The Mahou Shoujo (magical girl) theme was a trend between the late ’90s and early 2000s. It was known for its flashy transformation style started by Sailor Moon, and character designs with eye-piercing bright colors. These elements formed a distinct identity for this theme, but over time, the spotlight started to fade and shifted toward isekai. Regardless of the fact that the decline in its popularity is due to the demand moving toward isekai, the magical girl theme, in terms of writing, is restricted by stereotypical constants that are difficult to bypass without losing its identity—compared to isekai, which is considered more flexible in its storytelling. The idea of being transported to another world smuggles the writers out of the restrictions of reality and opens limitless possibilities that allow them to build worlds, races, societies, and unique systems of power—even though most of them are lazy and don’t do any of that.
But you know what?
Despite the repetition of ideas and the limitation of this theme, there are those who tried to go against the norm. Some succeeded and gave us a good work like Mahō Shōjo Madoka Magica (based on what those who watched it say, because honestly I haven’t), and some… I wish they hadn’t tried, and produced this garbage that I refuse to name because it’s not fit for human consumption, and because sharing this filth is enough to have me thrown in with Pharaoh.
You should first know that I always give any work its full chance and consume it to the end—even if I don’t like it. But this garbage? I barely finished the first episode, and as soon as it ended, I lost respect for myself. I felt the need to shave my head bald, take a cold shower, and go to the gym to regain what I lost of my manhood before I turn into a Discord Moderator.
I’ll try to summarize what is supposed to be a story, without mentioning character names, just so you understand the hell I went through.
The story is about a girl who admires three magical girls that fight the “Shame Organization” (I named it that). She wishes to be like them. One day, a magical creature appears and offers to turn her into a magical girl, and she accepts his offer. Then she discovers that he was tricking her to make her an evil magical girl and forcibly recruits her into the Shame Organization. She is soon forced to fight those she always loved. It turns out her feelings weren’t innocent or platonic love, but a sadistic pleasure in seeing them suffer and moan. And thus, she exploits her role to derive pleasure from torturing them.
Yes, dear reader, this is not a joke or a late April Fools’ prank.
Someone wrote, directed, animated, and composed this animated rot.
It’s worth mentioning that this anime is adapted from a manga.

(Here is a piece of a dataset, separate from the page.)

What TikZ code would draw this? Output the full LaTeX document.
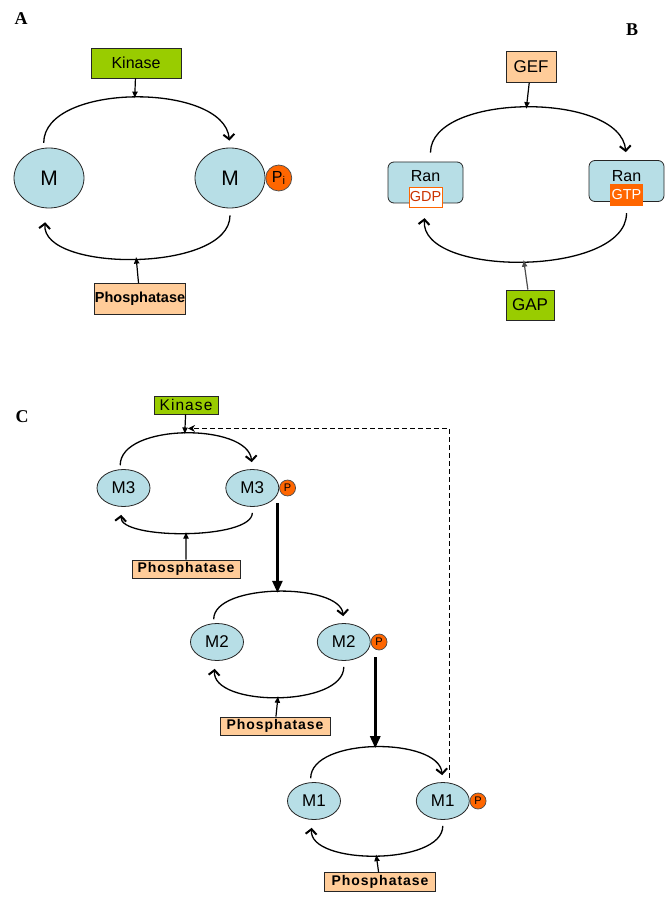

Imagine that some businessmen at a production company read it and said: “Hmm, this is a great manga, let’s turn it into an anime.”
And a studio was commissioned to work on it and said: “Hmm, the masterpiece is complete.”
And the strangest part is that it’s getting a second season!
Which means it generated revenue and profit from an audience that watched it and said: “Hmm, this anime is amazing, worth my money.”
And I say: “Hmm, this world is full of degenerates.”
I’d be lying if I said I watched this trash not knowing it had ecchi scenes. But even knowing that, I believe it deserves the classification: “Why isn’t this hentai?” because of how vulgar the scenes are. And it doesn’t stop there—the work glorifies and normalizes blackmail, sadism, and lesbianism as if they’re something comedic, to the point that my facial features wrinkled from how disgusted I was while watching.
All this happens under the guise of a parody of Mahou Shoujo works—I swear if I watched a psychological horror film I wouldn’t have felt such discomfort.
The disaster is that the characters are between 13 and 16 years old, and there’s no story-driven reason for that, which reflects that the work is aimed at deranged lolicon fans.
If this is “comedy,” may God forbid us from it.
But seriously, this depraved work is filth disguised as silly comedy.
It’s a living example of what the anime industry has become—a decline driven by the blind lust of viewers with no care or awareness for the value of what they’re watching.
And this is exactly what pushes them to seek more extreme things to feel pleasure, and then the profit-driven companies come to satisfy these sick desires—even if it’s at the expense of natural human instinct.
So please, don’t watch any nonsense just for pure pleasure.
Think about the value of what you’re watching—before you become one of them.